First espoused by Bowen (1976, 1978), family systems theory provides a developmental paradigm that focuses on how an individual's sense of self emerges in the context of emotional attachments in his or her multigenerational family system. Differentiating from one's family of origin, the cornerstone of Bowen's theory, is a key developmental task associated with young adulthood (Carter & McGoldrick, 1989). Differentiation of self refers to an individual's ability to function in an autonomous and self directed manner without being controlled by family members or significant others and without emotionally cutting oneself off from these significant relationships (Bowen, 1978; Kerr & Bowen, 1988).
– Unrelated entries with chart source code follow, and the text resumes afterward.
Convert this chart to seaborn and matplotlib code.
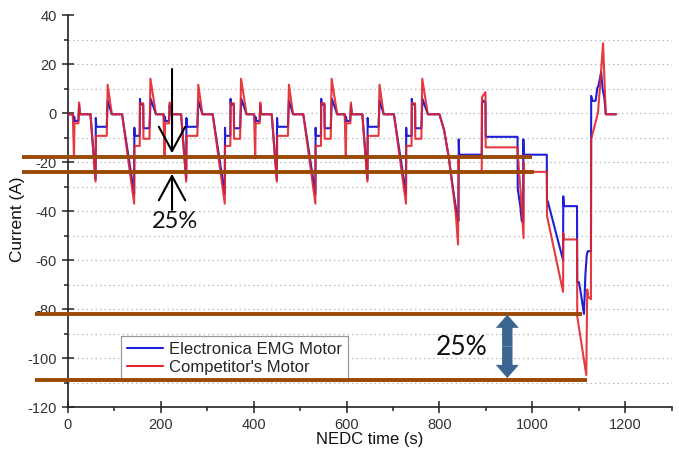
import numpy as np
import pandas as pd
import matplotlib
matplotlib.use("Agg")
import matplotlib.pyplot as plt
import seaborn as sns
from matplotlib.ticker import MultipleLocator

# ---------------- data ----------------
# ECE-15 urban sub-cycle (195 s); NEDC repeats it four times
ece_t_blue = [0, 11, 13.5, 14, 15, 23, 24.5, 26.5, 49, 60, 60.5, 61.5, 84, 86, 95,
              117, 143, 143.5, 144, 155, 155.5, 156.5, 162.5, 163, 176, 178.5, 190, 195]
ece_blue = [-0.5, -0.5, -3.5, -1.5, -3.2, -3.2, 3.2, -0.5, -0.5, -27, -2, -5.6, -5.6, 5, -0.5,
            -0.5, -33, -6, -9.3, -9.3, 5.8, 3.5, 3.5, -6.2, -6.2, 5.8, -0.5, -0.5]
ece_t_red = [0, 11, 13.5, 14.5, 23, 24.5, 26.5, 49, 60, 61, 84, 86, 95,
             117, 143, 143.5, 155, 155.5, 162.5, 163, 176, 178, 190, 195]
ece_red = [-0.5, -0.5, -18.5, -4.2, -4.2, 4.3, -0.5, -0.5, -28, -9.3, -9.3, 11.6, -0.5,
           -0.5, -37, -13.4, -13.4, 4, 4, -10.5, -10.5, 14, -0.5, -0.5]
ece_starts = [0, 195, 390, 585]

# EUDC extra-urban part (absolute time, s)
eudc_t_blue = [800, 810, 820, 830, 834, 838, 841, 841.5, 842.5, 891, 891.5, 895, 899, 899.5,
               968, 968.5, 974, 977, 980, 980.5, 981.5, 1031, 1031.5, 1033, 1066, 1066.5,
               1067.5, 1096, 1096.5, 1100, 1103, 1111, 1114, 1117, 1119, 1126, 1126.5,
               1129, 1136, 1140, 1142, 1148, 1151, 1155, 1158, 1180]
eudc_blue = [-0.5, -7, -18, -32, -37, -42, -44, -10.7, -17, -17, 4, 5, 4.4, -9.7,
             -9.7, -31, -38, -44, -44.5, -10.7, -17, -17, -36, -36, -60, -34,
             -38, -38, -69, -69, -72, -82, -66, -58, -56.4, -56.4, 7,
             5, 5, 10.5, 11, 16.7, 10, 6, -0.5, -0.5]
eudc_t_red = [800, 810, 820, 830, 835, 840, 841, 842.5, 891, 891.5, 895, 899, 899.5,
              968, 969, 975, 981, 981.5, 982.5, 1031, 1031.5, 1066, 1066.5, 1067.5,
              1096, 1096.5, 1116, 1118, 1120, 1126, 1126.5, 1141, 1146, 1152, 1158, 1180]
eudc_red = [-0.5, -7, -18, -33, -41, -53.7, -19, -24, -24, 6.5, 7.5, 8.5, -14,
            -14, -18, -33, -51, -20, -24, -24, -42, -73, -49, -51.6,
            -51.6, -83, -107, -72, -75, -76, -10.7, 0, 12, 28.5, -0.5, -0.5]

series_labels = ["Electronica EMG Motor", "Competitor's Motor"]

# reference (brown) levels and their horizontal extents
ref_levels = [-17.8, -24.2, -81.9, -108.8]
ref_x_start = [-98, -98, -70, -70]
ref_x_end = [1000, 1003, 1107, 1118]
pct_text = "25%"


def build(t_cycle, v_cycle, t_tail, v_tail):
    tt, vv = [], []
    for s in ece_starts:
        tt += [s + t for t in t_cycle]
        vv += list(v_cycle)
    tt += list(t_tail)
    vv += list(v_tail)
    return tt, vv


tb, vb = build(ece_t_blue, ece_blue, eudc_t_blue, eudc_blue)
tr, vr = build(ece_t_red, ece_red, eudc_t_red, eudc_red)
df_blue = pd.DataFrame({"time": tb, "current": vb})
df_red = pd.DataFrame({"time": tr, "current": vr})

# ---------------- styling ----------------
sns.set_theme(style="white")
plt.rcParams["font.family"] = ["Liberation Sans", "DejaVu Sans"]
plt.rcParams["axes.unicode_minus"] = False

fig = plt.figure(figsize=(6.79, 4.57), dpi=100)
ax = fig.add_axes([0.0997, 0.1094, 0.9894 - 0.0997, 0.967 - 0.1094])

blue_c = "#1f1fd6"
red_c = "#e3242b"
brown_c = "#9a4a05"

ax.set_xlim(0, 1300)
ax.set_ylim(-120, 40)

for g in np.arange(-110, 31, 10):
    ax.axhline(g, color="#bdbdbd", lw=0.9, ls=(0, (1.2, 2.4)), zorder=0)

sns.lineplot(data=df_blue, x="time", y="current", estimator=None, sort=False,
             color=blue_c, lw=1.5, ax=ax, label=series_labels[0], zorder=3)
sns.lineplot(data=df_red, x="time", y="current", estimator=None, sort=False,
             color=red_c, lw=1.5, alpha=0.9, ax=ax, label=series_labels[1], zorder=4)

for y, x0, x1 in zip(ref_levels, ref_x_start, ref_x_end):
    ax.plot([x0, x1], [y, y], color=brown_c, lw=2.8, clip_on=False, zorder=7,
            solid_capstyle="butt")

# black arrows pointing at the top pair of levels
for tip, tail in ((-16.4, 18), (-24.8, -39.5)):
    ax.annotate("", xy=(224.5, tip), xytext=(224.5, tail),
                arrowprops=dict(arrowstyle="->,head_length=1.75,head_width=0.95",
                                lw=1.5, color="black", shrinkA=0, shrinkB=0,
                                mutation_scale=10), zorder=8)
ax.text(231, -44.3, pct_text, fontsize=17, family=["Lato", "DejaVu Sans"],
        ha="center", va="center", color="#111111", zorder=8)

# thick blue double arrow
arr_c = "#3b6591"
mid = -95.25
for yend in (-82.3, -108.2):
    ax.annotate("", xy=(946, yend), xytext=(946, mid),
                arrowprops=dict(arrowstyle="simple,head_length=0.95,head_width=1.65,tail_width=0.75",
                                color=arr_c, lw=0, shrinkA=0, shrinkB=0,
                                mutation_scale=10), zorder=8)
ax.text(847, -95.9, pct_text, fontsize=19, family=["Lato", "DejaVu Sans"],
        ha="center", va="center", color="#111111", zorder=8)

# axes, ticks
ax.xaxis.set_major_locator(MultipleLocator(200))
ax.xaxis.set_minor_locator(MultipleLocator(100))
ax.yaxis.set_major_locator(MultipleLocator(20))
ax.yaxis.set_minor_locator(MultipleLocator(10))
ax.tick_params(which="major", direction="inout", length=8, width=1.1, color="#222222",
               labelsize=10.5, labelcolor="#333333", pad=4,
               bottom=True, left=True)
ax.tick_params(which="minor", direction="out", length=3, width=1.1, color="#222222",
               bottom=True, left=True)
for side in ("top", "right"):
    ax.spines[side].set_visible(False)
for side in ("left", "bottom"):
    ax.spines[side].set_color("#222222")
    ax.spines[side].set_linewidth(1.2)

ax.set_xlabel("NEDC time (s)", fontsize=12, color="#111111", labelpad=0)
ax.set_ylabel("Current (A)", fontsize=12.4, color="#111111")
ax.yaxis.set_label_coords(-0.07, 0.48)

leg = ax.legend(loc="lower left", bbox_to_anchor=(0.088, 0.066), borderaxespad=0,
                fancybox=False, edgecolor="#9a9a9a", framealpha=1, fontsize=12,
                handlelength=2.2, handletextpad=0.35, labelspacing=0.2,
                borderpad=0.35)
leg.get_frame().set_linewidth(0.9)
leg.set_zorder(5)
for h in leg.get_lines():
    h.set_linewidth(1.5)
    h.set_alpha(1)

fig.savefig("out.png", dpi=100)
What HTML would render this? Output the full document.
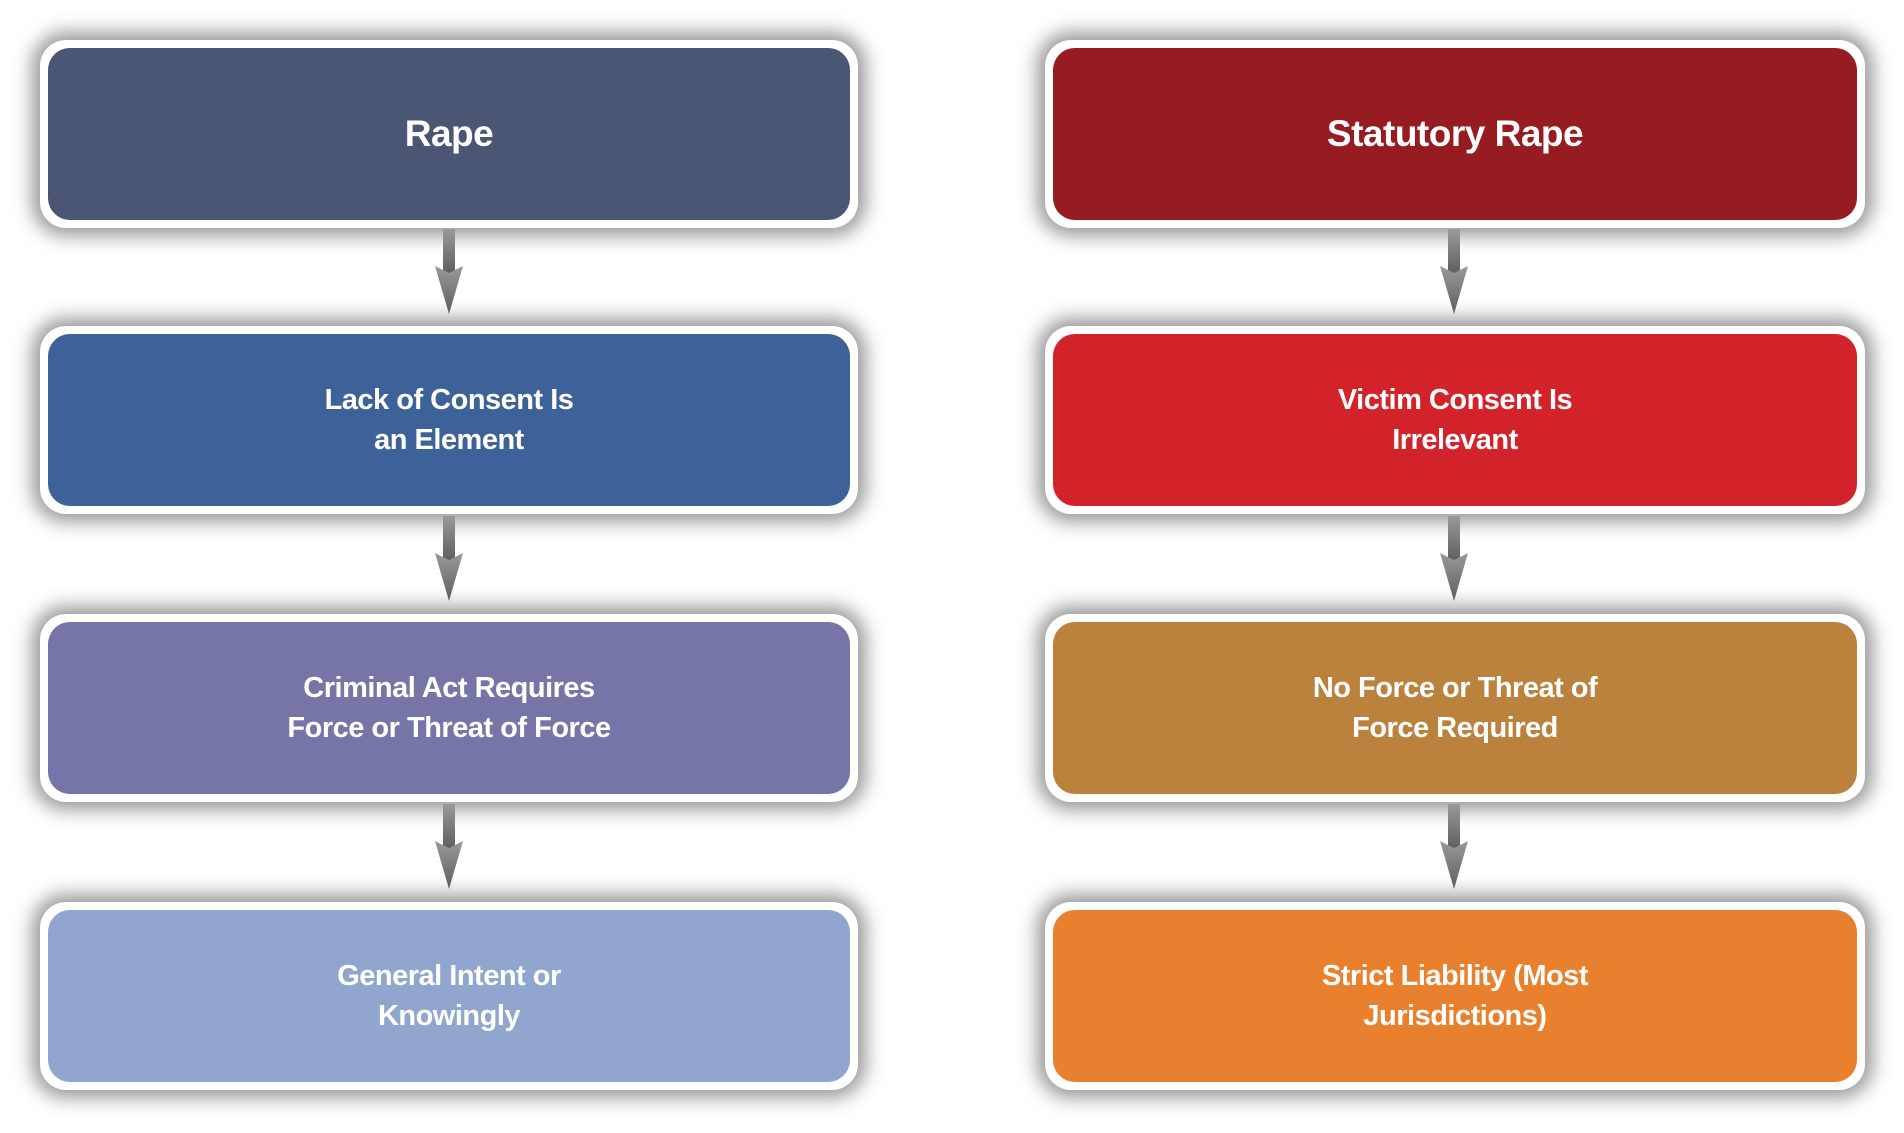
<!DOCTYPE html>
<html><head><style>
html,body{margin:0;padding:0;background:#fff;width:1904px;height:1133px;overflow:hidden;position:relative;font-family:"Liberation Sans",sans-serif;}
.b{position:absolute;height:188px;border-radius:26px;background:#fff;box-shadow:0 0 18px 8px rgba(70,70,70,.55);}
.i{position:absolute;left:8px;top:8px;right:8px;bottom:8px;border-radius:22px;display:flex;align-items:center;justify-content:center;text-align:center;color:#fff;font-weight:bold;font-size:29px;line-height:40px;letter-spacing:-0.5px;}
.t{font-size:37px;}
.L{left:40px;width:818px}
.R{left:1045px;width:820px}
</style></head><body>
<div class="b L" style="top:40px"><div class="i t" style="background:#4b5574">Rape</div></div>
<div class="b L" style="top:326px"><div class="i" style="background:#3d6199">Lack of Consent Is<br>an Element</div></div>
<div class="b L" style="top:614px"><div class="i" style="background:#7575a8">Criminal Act Requires<br>Force or Threat of Force</div></div>
<div class="b L" style="top:902px"><div class="i" style="background:#91a6cf">General Intent or<br>Knowingly</div></div>

<div class="b R" style="top:40px"><div class="i t" style="background:#971c21">Statutory Rape</div></div>
<div class="b R" style="top:326px"><div class="i" style="background:#d2232a">Victim Consent Is<br>Irrelevant</div></div>
<div class="b R" style="top:614px"><div class="i" style="background:#bb823d">No Force or Threat of<br>Force Required</div></div>
<div class="b R" style="top:902px"><div class="i" style="background:#e9802e">Strict Liability (Most<br>Jurisdictions)</div></div>

<svg width="1904" height="1133" style="position:absolute;left:0;top:0">
<defs><linearGradient id="g" x1="0" y1="0" x2="0" y2="1"><stop offset="0" stop-color="#9a9a9c"/><stop offset="1" stop-color="#5d5e62"/></linearGradient></defs>
<g fill="url(#g)">
<g id="ar"><rect x="443" y="229" width="12" height="45"/><polygon points="435,266 449,273 463,266 449,314"/></g>
<use href="#ar" transform="translate(0,287)"/>
<use href="#ar" transform="translate(0,575)"/>
<use href="#ar" transform="translate(1005,0)"/>
<use href="#ar" transform="translate(1005,287)"/>
<use href="#ar" transform="translate(1005,575)"/>
</g>
</svg>
</body></html>
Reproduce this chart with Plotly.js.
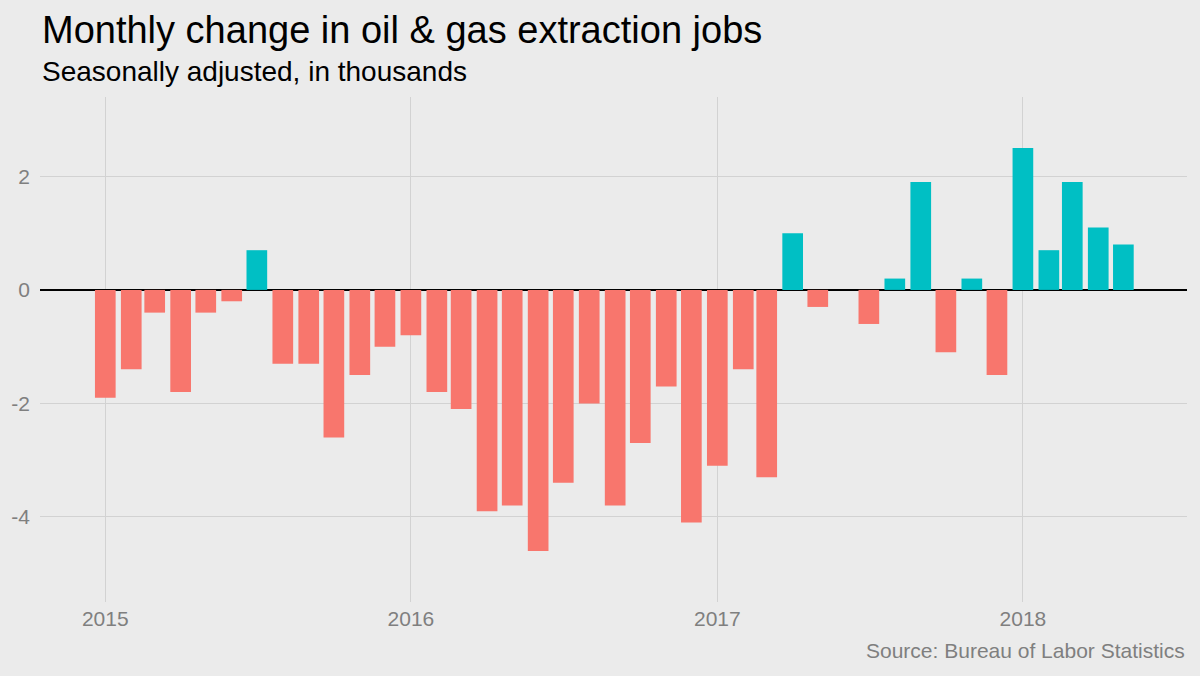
<!DOCTYPE html>
<html>
<head>
<meta charset="utf-8">
<script src="https://cdn.plot.ly/plotly-3.0.1.min.js"></script>
<style>html,body{margin:0;padding:0;background:#EBEBEB;}#chart{width:1200px;height:676px;}</style>
</head>
<body>
<div id="chart"></div>
<script>
const months = [
  "2015-01-01","2015-02-01","2015-03-01","2015-04-01","2015-05-01","2015-06-01",
  "2015-07-01","2015-08-01","2015-09-01","2015-10-01","2015-11-01","2015-12-01",
  "2016-01-01","2016-02-01","2016-03-01","2016-04-01","2016-05-01","2016-06-01",
  "2016-07-01","2016-08-01","2016-09-01","2016-10-01","2016-11-01","2016-12-01",
  "2017-01-01","2017-02-01","2017-03-01","2017-04-01","2017-05-01","2017-06-01",
  "2017-07-01","2017-08-01","2017-09-01","2017-10-01","2017-11-01","2017-12-01",
  "2018-01-01","2018-02-01","2018-03-01","2018-04-01","2018-05-01"
];
const changes = [
  -1.9,-1.4,-0.4,-1.8,-0.4,-0.2,
  0.7,-1.3,-1.3,-2.6,-1.5,-1.0,
  -0.8,-1.8,-2.1,-3.9,-3.8,-4.6,
  -3.4,-2.0,-3.8,-2.7,-1.7,-4.1,
  -3.1,-1.4,-3.3,1.0,-0.3,0.0,
  -0.6,0.2,1.9,-1.1,0.2,-1.5,
  2.5,0.7,1.9,1.1,0.8
];
const yTicks = [-4,-2,0,2];
const yearTicks = ["2015-01-01","2016-01-01","2017-01-01","2018-01-01"];
const yearLabels = ["2015","2016","2017","2018"];

const posColor = "#00BFC4", negColor = "#F8766D";
const DAY = 86400000;

const trace = {
  type: "bar",
  x: months,
  y: changes,
  width: months.map(() => 24.7 * DAY),
  marker: {color: changes.map(v => v > 0 ? posColor : negColor), line: {width: 0}},
  hoverinfo: "x+y"
};

const font = "Liberation Sans, Arial, sans-serif";
const layout = {
  width: 1200, height: 676,
  paper_bgcolor: "#EBEBEB", plot_bgcolor: "#EBEBEB",
  margin: {l: 40, r: 13, t: 97, b: 74},
  showlegend: false,
  font: {family: font},
  xaxis: {
    type: "date",
    range: ["2014-10-15", "2018-07-16"],
    tickvals: yearTicks, ticktext: yearLabels,
    showgrid: true, gridcolor: "#D2D2D2", gridwidth: 1,
    zeroline: false, showline: false, ticks: "",
    ticklabelstandoff: 2,
    tickfont: {size: 21, color: "#7F7F7F", family: font},
    fixedrange: true
  },
  yaxis: {
    range: [-5.5, 3.4],
    tickvals: yTicks, ticktext: yTicks.map(String),
    showgrid: true, gridcolor: "#D2D2D2", gridwidth: 1,
    zeroline: true, zerolinecolor: "#000000", zerolinewidth: 2,
    showline: false, ticks: "", ticklabelstandoff: 9,
    tickfont: {size: 21, color: "#7F7F7F", family: font},
    fixedrange: true
  },
  annotations: [
    {text: "Monthly change in oil & gas extraction jobs", xref: "paper", yref: "paper",
     x: 0, y: 1, yshift: 67, xanchor: "left", yanchor: "middle", showarrow: false,
     font: {size: 38, color: "#000000", family: font}},
    {text: "Seasonally adjusted, in thousands", xref: "paper", yref: "paper",
     x: 0, y: 1, yshift: 26, xanchor: "left", yanchor: "middle", showarrow: false,
     font: {size: 28, color: "#000000", family: font}},
    {text: "Source: Bureau of Labor Statistics", xref: "paper", yref: "paper",
     x: 1, y: 0, yshift: -48, xanchor: "right", yanchor: "middle", showarrow: false,
     font: {size: 21, color: "#7F7F7F", family: font}}
  ]
};

Plotly.newPlot("chart", [trace], layout, {displayModeBar: false, staticPlot: true});
</script>
</body>
</html>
In other words, differentiated individuals are able to separate themselves from unresolved emotional attachments in their families without severing significant relationships. Undifferentiated individuals, on the other hand, tend to remain fused in relationships with parents and significant peers and/or emotionally cut off from these relationships (Johnson & Waldo, 1998; Kerr & Bowen, 1988). Fused relationships are characterized by enmeshment and emotional reactivity, whereas emotional cutoffs are characterized by reactive disengagement (Johnson & Waldo, 1998).
A central barometer of differentiation is an individual's ability to separate thoughts and feelings (Bowen, 1978). Differentiated individuals are not overwhelmed by emotionality at the expense of their intellect, whereas Undifferentiated individuals are ruled by their emotions. Differentiated individuals are inner-directed and readily take an "I position" rather than act reactively in response to external events and others' emotionality (Kerr & Bowen, 1988; Skowron & Friedlander, 1998). The key components of differentiation, then, include an individual's level of fusion versus emotional cutoff and I position versus emotional reactivity (Skowron & Friedlander, 1998).
According to Bowen (1978), differentiation of self is essential for healthy psychological development. Poorly differentiated individuals are thought to experience higher levels of chronic anxiety and thus more psychological and physical symptoms. Research has provided some support for this theoretical notion in that lower levels of differentiation have been associated with greater amounts of chronic anxiety and more symptomatic distress (Skowron & Friedlander, 1998), higher frequencies of health problems and greater psychological distress [Bray, Harvey, & Williamson, 1987; Harvey & Bray, 1991; Harvey, Curry, & Bray, 1991), and lower levels of marital satisfaction (Skowron, 2000).
Bowen (1978) theorized that an individual's level of differentiation is largely predicted by the emotional health (i.e., differentiation levels) of his or her parents. Specifically, through a process in which anxiety and unresolved emotional attachments are projected onto children by parents, differentiation levels are passed along through the generations. Research has provided support for this concept of multigenerational transmission process and has identified factors in the family of origin (e.g., conflict, poor communication, divorce, and family dysfunction) that seem to predict differentiation levels of young adult children (Bartle & Anderson, 1991; Harvey et al., 1991; Johnson & McNeil, 1998; Johnson & Nelson, 1998).
I know a lot of people who have grown up in horrible families and who appear to be healthy because they have made a conscious effort to "split" from their families and finally move on with their own lives. Many such people often tell me, "As far as I'm concerned, my old family doesn't exist" or "I don't have a family". Something like that. Unfortunately, they don't seem to realise that in doing so, they have not resolved the issues with their families and all the effort they put into "splitting" from them is utterly draining. Indeed, far from being "split" from their families, they remain intimately intertwined with them, with images of conflict and disappointment constantly popping up during weak moments or during sleep. Clearly, something wants to get out from under the surface, but these people aren't letting that natural process of closure and healing take place.
The greater sign of health would be the person who acknowledges honestly that her family was horrible to her, that she remains upset and disappointed, and that she now wants to move on with her life. Here, there is a full, non-varnished, non-defensive integration of both good and bad emotions. This person realises that these feelings will not kill her (ie, that she can be disappointed with her family and not die as a result); in fact, the more the feelings are integrated into consciousness, the quicker they fulfill the role (which is to motivate us to do something about the situation, even if that is just getting away from the situation and moving on with one's own life) and the quicker they dissipate. Feelings linger only when we don't listen to them and follow their advice. When we acknowledge the feelings (both the good and the bad)—and then let them do their job—they go away. Then we have mental health.